Extract the lines from the start through the line that holds "leg.get_frame().set_linewidth(0.5)", both included, omitting all images.

* [Records for this task]:
======

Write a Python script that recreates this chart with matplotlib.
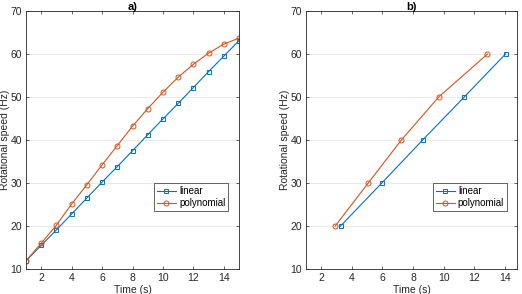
import matplotlib
matplotlib.use("Agg")
import matplotlib.pyplot as plt

plt.rcParams['font.family'] = ['Liberation Sans', 'DejaVu Sans']
plt.rcParams['font.size'] = 7.5

# panel a) data
t_a = list(range(1, 16))
linear_a = [11.9, 15.5, 19.1, 22.8, 26.5, 30.2, 33.8, 37.5, 41.2, 44.9, 48.5, 52.2, 55.9, 59.5, 63.1]
poly_a = [11.9, 16.0, 20.2, 25.1, 29.6, 34.2, 38.7, 43.2, 47.3, 51.1, 54.6, 57.6, 60.2, 62.3, 63.7]

# panel b) data
speed_b = [20, 30, 40, 50, 60]
t_lin_b = [3.26, 5.96, 8.63, 11.35, 14.05]
t_poly_b = [2.91, 5.07, 7.24, 9.68, 12.87]

blue = '#0072BD'
orange = '#D95319'

fig = plt.figure(figsize=(5.22, 2.94), dpi=100)
ax1 = fig.add_axes([26 / 522, 25 / 294, 213 / 522, 258 / 294])
ax2 = fig.add_axes([306 / 522, 25 / 294, 211 / 522, 258 / 294])


def style(ax, title, xmax):
    ax.set_xlim(1, xmax)
    ax.set_ylim(10, 70)
    ax.set_xticks([2, 4, 6, 8, 10, 12, 14])
    ax.set_yticks([10, 20, 30, 40, 50, 60, 70])
    ax.yaxis.grid(True, color='#e6e6e6', linewidth=0.6)
    ax.set_axisbelow(True)
    ax.tick_params(direction='in', top=True, right=True, length=2.5, width=0.5,
                   colors='#262626', labelsize=7.5, pad=3)
    for s in ax.spines.values():
        s.set_color('#262626')
        s.set_linewidth(0.6)
    ax.set_xlabel('Time (s)', color='#262626', labelpad=1)
    ax.set_ylabel('Rotational speed (Hz)', color='#262626', labelpad=0)
    ax.set_title(title, fontweight='bold', fontsize=8, pad=1)
    leg = ax.legend(loc='lower left', bbox_to_anchor=(0.6, 0.225), fontsize=7,
                    fancybox=False, edgecolor='#262626', framealpha=1,
                    borderpad=0.3, labelspacing=0.2, handlelength=2.0, handletextpad=0.3,
                    borderaxespad=0)
    leg.get_frame().set_linewidth(0.5)


ax1.plot(t_a, linear_a, '-s', color=blue, lw=0.8, ms=3.3, mfc='none', mew=0.7, label='linear')
ax1.plot(t_a, poly_a, '-o', color=orange, lw=0.8, ms=3.6, mfc='none', mew=0.7, label='polynomial')
style(ax1, 'a)', 15)

ax2.plot(t_lin_b, speed_b, '-s', color=blue, lw=0.8, ms=3.3, mfc='none', mew=0.7, label='linear')
ax2.plot(t_poly_b, speed_b, '-o', color=orange, lw=0.8, ms=3.6, mfc='none', mew=0.7, label='polynomial')
style(ax2, 'b)', 14.8)

fig.savefig('out.png', dpi=100)
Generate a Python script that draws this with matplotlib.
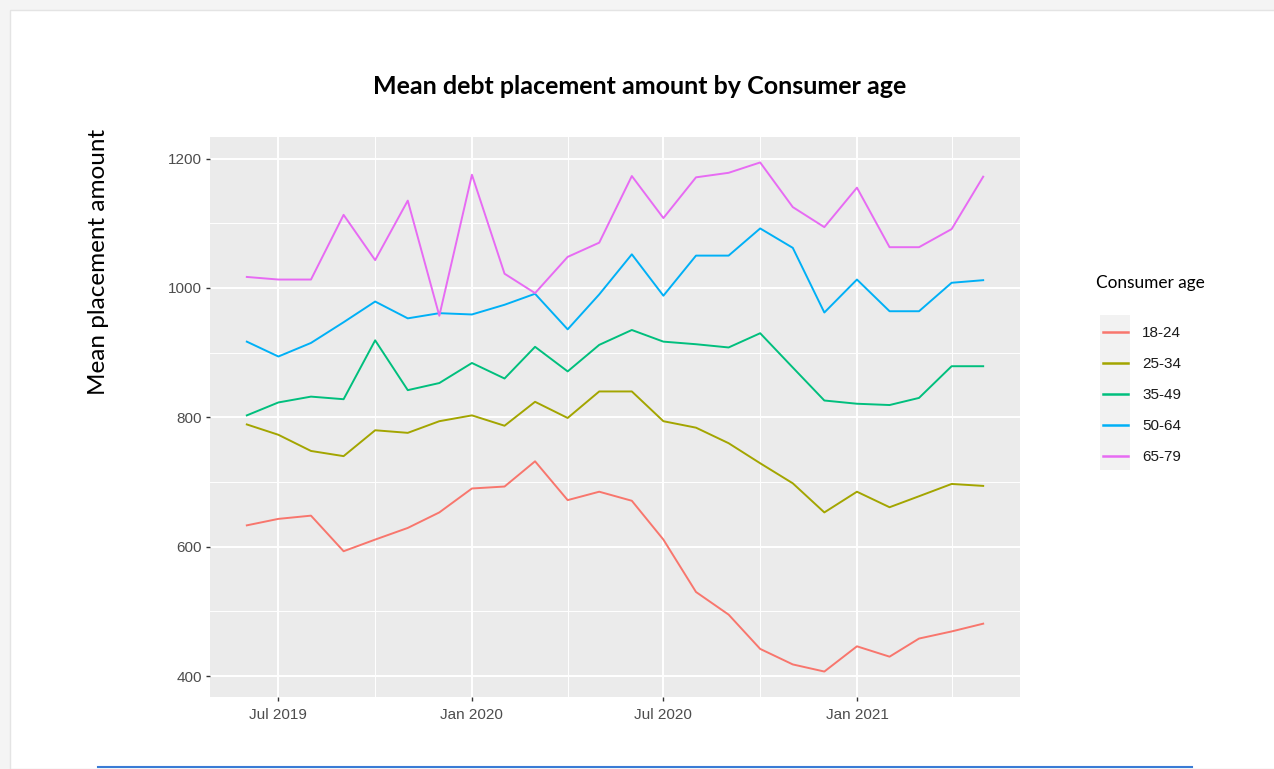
import matplotlib
matplotlib.use("Agg")
import matplotlib.pyplot as plt
import matplotlib.dates as mdates
from matplotlib.patches import Rectangle
from matplotlib.lines import Line2D
import pandas as pd

# Monthly observations, Jun 2019 - May 2021
months = pd.date_range("2019-06-01", periods=24, freq="MS")

age_groups = ["18-24", "25-34", "35-49", "50-64", "65-79"]

age_18_24 = [633, 643, 648, 593, 611, 629, 653, 690, 693, 732, 672, 685,
             671, 611, 530, 495, 442, 418, 407, 446, 430, 458, 469, 481]
age_25_34 = [789, 773, 748, 740, 780, 776, 794, 803, 787, 824, 799, 840,
             840, 794, 784, 760, 729, 698, 653, 685, 661, 678, 697, 694]
age_35_49 = [803, 823, 832, 828, 919, 842, 853, 884, 860, 909, 871, 912,
             935, 917, 913, 908, 930, 877, 826, 821, 819, 830, 879, 879]
age_50_64 = [917, 894, 915, 947, 979, 953, 961, 959, 974, 991, 936, 990,
             1052, 988, 1050, 1050, 1092, 1062, 962, 1013, 964, 964, 1008, 1012]
age_65_79 = [1017, 1013, 1013, 1113, 1043, 1135, 957, 1175, 1022, 992, 1048, 1070,
             1173, 1108, 1171, 1178, 1194, 1125, 1094, 1155, 1063, 1063, 1091, 1172]

series = [age_18_24, age_25_34, age_35_49, age_50_64, age_65_79]
colors = ["#F8766D", "#A3A500", "#00BF7D", "#00B0F6", "#E76BF3"]

W, H = 1274, 769
fig = plt.figure(figsize=(W / 100, H / 100), dpi=100)
fig.patch.set_facecolor("#f4f4f4")

# white card behind the chart
fig.patches.append(Rectangle((10 / W, 0), 1, 1 - 10 / H, transform=fig.transFigure,
                             facecolor="white", edgecolor="#e4e4e4", linewidth=1, zorder=-2))
# blue rule at the bottom of the card
fig.lines.append(Line2D([98 / W, 1192 / W], [1 - 767 / H] * 2, transform=fig.transFigure,
                        color="#3a7bd5", linewidth=1.5))
# legend key background
fig.patches.append(Rectangle((1100 / W, 1 - 470 / H), 30 / W, 155 / H,
                             transform=fig.transFigure, facecolor="#F2F2F2",
                             edgecolor="none", zorder=-1))

ax = fig.add_axes([210 / W, 1 - 697 / H, (1020 - 210) / W, (697 - 137) / H])
ax.set_facecolor("#EBEBEB")

for vals, col, lab in zip(series, colors, age_groups):
    ax.plot(months, vals, color=col, linewidth=1.4, label=lab)

ax.margins(x=0.05, y=0.05)
ax.set_yticks([400, 600, 800, 1000, 1200])
ax.set_yticks([500, 700, 900, 1100], minor=True)
ax.xaxis.set_major_locator(mdates.MonthLocator(bymonth=[1, 7]))
ax.xaxis.set_minor_locator(mdates.MonthLocator(bymonth=[4, 10]))
ax.xaxis.set_major_formatter(mdates.DateFormatter("%b %Y"))

ax.grid(which="major", color="white", linewidth=1.4)
ax.grid(which="minor", color="white", linewidth=0.7)
ax.set_axisbelow(True)
for s in ax.spines.values():
    s.set_visible(False)

ax.tick_params(which="major", length=3, width=1, color="#333333",
               labelcolor="#4D4D4D", labelsize=11, pad=3)
ax.tick_params(axis="x", which="major", pad=5)
ax.tick_params(which="minor", length=0)
for lbl in ax.get_xticklabels() + ax.get_yticklabels():
    lbl.set_family("Liberation Sans")

fig.text(640 / W, 1 - 87 / H, "Mean debt placement amount by Consumer age",
         ha="center", va="center", family="Lato", fontweight="bold", fontsize=18)
fig.text(99 / W, 1 - 262 / H, "Mean placement amount", rotation=90,
         ha="center", va="center", family="Lato", fontsize=17.5)

# legend
fig.text(1096 / W, 1 - 283 / H, "Consumer age", ha="left", va="center",
         family="Lato", fontsize=12.4)
leg = ax.legend(loc="upper left", bbox_to_anchor=(1103 / W, 1 - 326 / H),
                bbox_transform=fig.transFigure, frameon=False, borderpad=0,
                borderaxespad=0, handlelength=1.65, handletextpad=0.9,
                labelspacing=1.12, prop={"family": "Liberation Sans", "size": 11})
for line in leg.get_lines():
    line.set_linewidth(1.8)
for t in leg.get_texts():
    t.set_color("#1a1a1a")

fig.savefig("out.png", dpi=100)
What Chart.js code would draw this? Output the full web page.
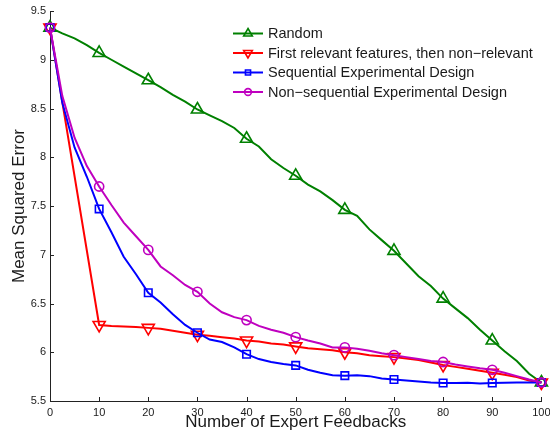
<!DOCTYPE html>
<html><head><meta charset="utf-8">
<script src="https://cdn.jsdelivr.net/npm/chart.js@4/dist/chart.umd.min.js"></script>
<style>html,body{margin:0;padding:0;background:#fff}#wrap{width:550px;height:433px;position:relative}</style>
</head><body><div id="wrap"><canvas id="c" width="550" height="433"></canvas></div>
<script>
// ---- data ----
const xs = [0,2.5,5,7.5,10,12.5,15,17.5,20,22.5,25,27.5,30,32.5,35,37.5,40,42.5,45,47.5,50,52.5,55,57.5,60,62.5,65,67.5,70,72.5,75,77.5,80,82.5,85,87.5,90,92.5,95,97.5,100];
const seriesLabels = ["Random","First relevant features, then non\u2212relevant","Sequential Experimental Design","Non\u2212sequential Experimental Design"];
const randomVals = [9.33,9.27,9.22,9.15,9.07,9.00,8.93,8.86,8.79,8.72,8.64,8.57,8.49,8.43,8.37,8.30,8.19,8.11,7.98,7.89,7.81,7.72,7.65,7.56,7.46,7.40,7.26,7.15,7.04,6.91,6.78,6.68,6.55,6.45,6.35,6.23,6.12,6.01,5.91,5.78,5.69];
const relevantFirstVals = [9.33,null,null,null,6.28,6.27,6.265,6.26,6.25,6.24,6.22,6.20,6.18,6.17,6.155,6.14,6.12,6.11,6.09,6.08,6.06,6.04,6.03,6.02,6.00,5.99,5.97,5.96,5.95,5.935,5.92,5.895,5.87,5.85,5.83,5.81,5.79,5.77,5.745,5.71,5.69];
const sequentialVals = [9.33,8.56,8.10,7.80,7.47,7.23,6.98,6.80,6.61,6.51,6.39,6.28,6.20,6.13,6.105,6.05,5.98,5.93,5.90,5.88,5.865,5.82,5.79,5.765,5.76,5.765,5.755,5.73,5.72,5.71,5.70,5.69,5.684,5.685,5.686,5.68,5.684,5.688,5.69,5.69,5.69];
const nonSequentialVals = [9.33,8.63,8.20,7.91,7.70,7.51,7.33,7.19,7.05,6.88,6.79,6.69,6.62,6.50,6.41,6.36,6.33,6.27,6.23,6.20,6.155,6.12,6.09,6.05,6.05,6.035,6.015,5.99,5.97,5.95,5.93,5.91,5.90,5.875,5.855,5.835,5.82,5.79,5.755,5.72,5.69];
const xTickVals = [0,10,20,30,40,50,60,70,80,90,100];
const yTickVals = [5.5,6,6.5,7,7.5,8,8.5,9,9.5];
const xTitle = "Number of Expert Feedbacks";
const yTitle = "Mean Squared Error";

// ---- styles ----
const FONT = "'Liberation Sans', Arial, Helvetica, sans-serif";
const TXT = '#1a1a1a';

function mkDataset(label, vals, color, style, rot, r, legendR, order) {
  return {
    label: label,
    data: xs.map((x, i) => ({x: x, y: vals[i]})),
    borderColor: color, backgroundColor: color, borderWidth: 2,
    pointStyle: style, pointRotation: rot,
    pointRadius: ctx => (xs[ctx.dataIndex] % 10 === 0 && vals[ctx.dataIndex] != null) ? r : 0,
    pointHoverRadius: 0, pointHitRadius: 0,
    pointBorderColor: color, pointBackgroundColor: 'rgba(0,0,0,0)', pointBorderWidth: 1.6,
    spanGaps: true, tension: 0, clip: false, order: order,
    legendR: legendR
  };
}

const datasets = [
  mkDataset(seriesLabels[0], randomVals, '#008000', 'triangle', 0, 7, 5, 3),
  mkDataset(seriesLabels[1], relevantFirstVals, '#ff0000', 'triangle', 180, 7, 5, 2),
  mkDataset(seriesLabels[2], sequentialVals, '#0000ff', 'rect', 0, 5.3, 3.6, 1),
  mkDataset(seriesLabels[3], nonSequentialVals, '#bf00bf', 'circle', 0, 4.6, 3.4, 0)
];

function drawMarker(ctx, style, rot, r, x, y) {
  if (Chart.helpers && Chart.helpers.drawPoint) {
    Chart.helpers.drawPoint(ctx, {pointStyle: style, rotation: rot, radius: r, borderWidth: 1}, x, y);
    return;
  }
  ctx.beginPath();
  if (style === 'circle') ctx.arc(x, y, r, 0, Math.PI * 2);
  else if (style === 'rect') { const s = r * Math.SQRT1_2; ctx.rect(x - s, y - s, 2 * s, 2 * s); }
  else {
    const dir = rot === 180 ? -1 : 1;
    ctx.moveTo(x, y - dir * r);
    ctx.lineTo(x + r * 0.866, y + dir * r * 0.5);
    ctx.lineTo(x - r * 0.866, y + dir * r * 0.5);
    ctx.closePath();
  }
  ctx.stroke();
}

const legendPlugin = {
  id: 'mlegend',
  afterDraw(chart) {
    const ctx = chart.ctx;
    ctx.save();
    chart.data.datasets.forEach((d, i) => {
      const y = 33.5 + i * 19.5;
      ctx.strokeStyle = d.borderColor;
      ctx.fillStyle = 'rgba(0,0,0,0)';
      ctx.lineWidth = 2;
      ctx.beginPath(); ctx.moveTo(233, y); ctx.lineTo(263, y); ctx.stroke();
      ctx.lineWidth = 1.6;
      drawMarker(ctx, d.pointStyle, d.pointRotation, d.legendR, 248, y);
      ctx.fillStyle = TXT;
      ctx.font = '14.5px ' + FONT;
      ctx.textAlign = 'left';
      ctx.textBaseline = 'middle';
      ctx.fillText(d.label, 268, y + 0.5);
    });
    ctx.restore();
  }
};

const tickPlugin = {
  id: 'inticks',
  afterDraw(chart) {
    const ctx = chart.ctx, xsS = chart.scales.x, ysS = chart.scales.y, a = chart.chartArea;
    ctx.save();
    ctx.strokeStyle = '#222'; ctx.lineWidth = 1;
    ctx.beginPath();
    xsS.ticks.forEach(t => { const p = Math.round(xsS.getPixelForValue(t.value)) + 0.5; ctx.moveTo(p, a.bottom); ctx.lineTo(p, a.bottom - 4); });
    ysS.ticks.forEach(t => { const p = Math.round(ysS.getPixelForValue(t.value)) + 0.5; ctx.moveTo(a.left, p); ctx.lineTo(a.left + 4, p); });
    ctx.stroke();
    ctx.restore();
  }
};

Chart.defaults.font.family = FONT;
Chart.defaults.color = TXT;

new Chart(document.getElementById('c'), {
  type: 'line',
  data: {datasets: datasets},
  options: {
    responsive: false, animation: false,
    layout: {padding: {left: 0, top: 11, right: 8, bottom: 0}},
    plugins: {legend: {display: false}, tooltip: {enabled: false}},
    scales: {
      x: {
        type: 'linear', min: 0, max: 100,
        afterBuildTicks: s => { s.ticks = xTickVals.map(v => ({value: v})); },
        afterFit: s => { s.height = 32; s.paddingLeft = 0; s.paddingRight = 0; },
        ticks: {font: {size: 11}, padding: 5, maxRotation: 0, autoSkip: false, callback: v => String(v)},
        grid: {display: true, drawOnChartArea: false, drawTicks: false},
        border: {display: true, color: '#222', width: 1},
        title: {display: true, text: xTitle, font: {size: 17}, padding: {top: 0, bottom: 0}}
      },
      y: {
        type: 'linear', min: 5.5, max: 9.5,
        afterBuildTicks: s => { s.ticks = yTickVals.map(v => ({value: v})); },
        afterFit: s => { s.width = 50; s.paddingTop = 0; s.paddingBottom = 0; },
        ticks: {font: {size: 11}, padding: 4, autoSkip: false, callback: v => String(v)},
        grid: {display: true, drawOnChartArea: false, drawTicks: false},
        border: {display: true, color: '#222', width: 1},
        title: {display: true, text: yTitle, font: {size: 17}, padding: {top: 9, bottom: 0}}
      }
    }
  },
  plugins: [legendPlugin, tickPlugin]
});
</script></body></html>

======

* [Finished task]:
Write a Python script that recreates this chart with matplotlib.
import matplotlib
matplotlib.use("Agg")
import matplotlib.pyplot as plt

plt.rcParams['font.family'] = ['Liberation Sans', 'DejaVu Sans']
plt.rcParams['font.size'] = 7.5

# panel a) data
t_a = list(range(1, 16))
linear_a = [11.9, 15.5, 19.1, 22.8, 26.5, 30.2, 33.8, 37.5, 41.2, 44.9, 48.5, 52.2, 55.9, 59.5, 63.1]
poly_a = [11.9, 16.0, 20.2, 25.1, 29.6, 34.2, 38.7, 43.2, 47.3, 51.1, 54.6, 57.6, 60.2, 62.3, 63.7]

# panel b) data
speed_b = [20, 30, 40, 50, 60]
t_lin_b = [3.26, 5.96, 8.63, 11.35, 14.05]
t_poly_b = [2.91, 5.07, 7.24, 9.68, 12.87]

blue = '#0072BD'
orange = '#D95319'

fig = plt.figure(figsize=(5.22, 2.94), dpi=100)
ax1 = fig.add_axes([26 / 522, 25 / 294, 213 / 522, 258 / 294])
ax2 = fig.add_axes([306 / 522, 25 / 294, 211 / 522, 258 / 294])


def style(ax, title, xmax):
    ax.set_xlim(1, xmax)
    ax.set_ylim(10, 70)
    ax.set_xticks([2, 4, 6, 8, 10, 12, 14])
    ax.set_yticks([10, 20, 30, 40, 50, 60, 70])
    ax.yaxis.grid(True, color='#e6e6e6', linewidth=0.6)
    ax.set_axisbelow(True)
    ax.tick_params(direction='in', top=True, right=True, length=2.5, width=0.5,
                   colors='#262626', labelsize=7.5, pad=3)
    for s in ax.spines.values():
        s.set_color('#262626')
        s.set_linewidth(0.6)
    ax.set_xlabel('Time (s)', color='#262626', labelpad=1)
    ax.set_ylabel('Rotational speed (Hz)', color='#262626', labelpad=0)
    ax.set_title(title, fontweight='bold', fontsize=8, pad=1)
    leg = ax.legend(loc='lower left', bbox_to_anchor=(0.6, 0.225), fontsize=7,
                    fancybox=False, edgecolor='#262626', framealpha=1,
                    borderpad=0.3, labelspacing=0.2, handlelength=2.0, handletextpad=0.3,
                    borderaxespad=0)
    leg.get_frame().set_linewidth(0.5)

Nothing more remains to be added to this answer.